The Petes, junior and senior, visit Melinda when they return from location, and something terrible has happened: In a few short weeks, Pietro is now “a spoiled, self-satisfied, arrogant little boy.” Now Melinda is Miss Lansdowne’s biggest fan: “It does seem a shame for you to tear down in three weeks all that Miss Lansdowne did in five years, to make him into a charming, well-behaved little boy,” she tells Peter. She goes on an outing with them, and decides never to see them again: “I’m fond of Pietro—that is, I was! But the kind of little boy he is now—no, thanks!” I can hardly believe this is the same woman who defended the brats on her ward in Chapter 1. She and Peter have a huge fight about child-rearing, but it’s side-tracked when she admits that she is in love with Peter, after all—did anyone else see that coming?—but can’t marry him because “I wouldn’t stand by and see you turn Pietro into a mean, nasty, spoiled brat—not after Miss Lansdowne did such a fine job.” Really? Instead of agreeing that Melinda’s admittedly sound ideas about discipline are correct, Peter wakes Pietro up and uses the boy—as he refused to do for his publicity shots in the beginning of the book—to convince Melinda to marry him. She melts, and now the three are a happy family, and all is right with the world.

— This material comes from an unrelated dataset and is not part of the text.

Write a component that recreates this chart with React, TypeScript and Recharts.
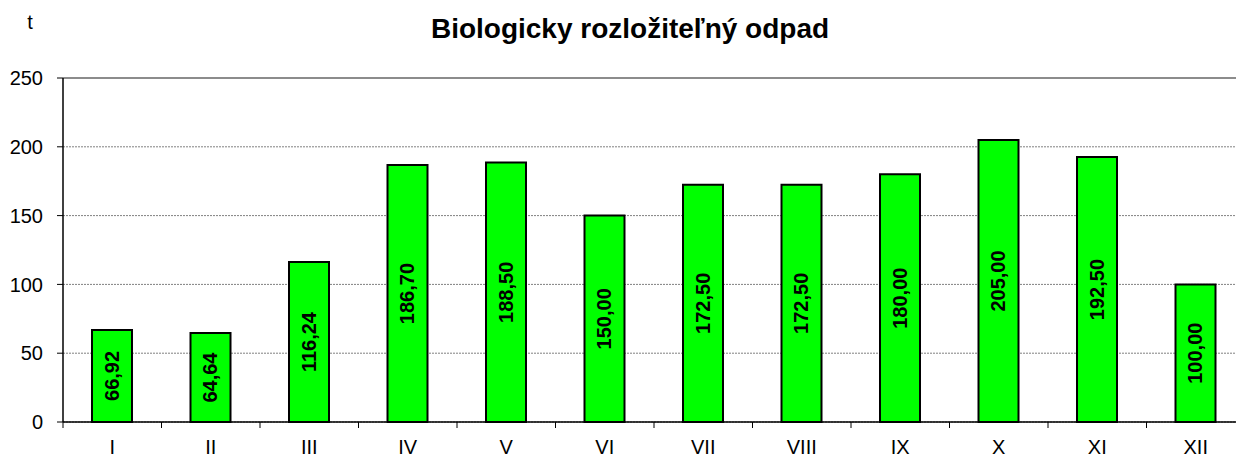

As I have adopted the cover illustration on this book for my own blog’s banner, I had a lot invested in this book. And initially, when Melinda is a spunky, spirited, right-minded gal and her fellow nurses are witty and sharp, I was very pleased with it. The writing also has fine moments, such as, “Melinda made a flying clutch at her self-control and only just managed to catch it.” But the story becomes overly bogged down with Peter’s backstory (we are also treated to the tragic saga of how he ended up a famous singer, the poor thing, which I have mercifully spared you) and the lengthy search for Pietro. Furthermore, Melinda’s total about-face on showing affection to all children and her opinion of Miss Lansdowne is bewildering and annoying. The plot has more holes than a colander, and we’re left with the impression that getting married is somehow going to solve Peter and Melinda’s disagreements over Pietro’s upbringing. Furthermore, the issue of how Melinda is going to respond to being cast into the enormous spotlight of fame that Peter lives in (screaming mobs of girls literally claw him when he goes out in public), when she has strenuously objected to it all through the book, remains unaddressed as well. If author Peggy Gaddis had finished the book in the same vein in which she started it, I would be mighty pleased; as it ends, I am not.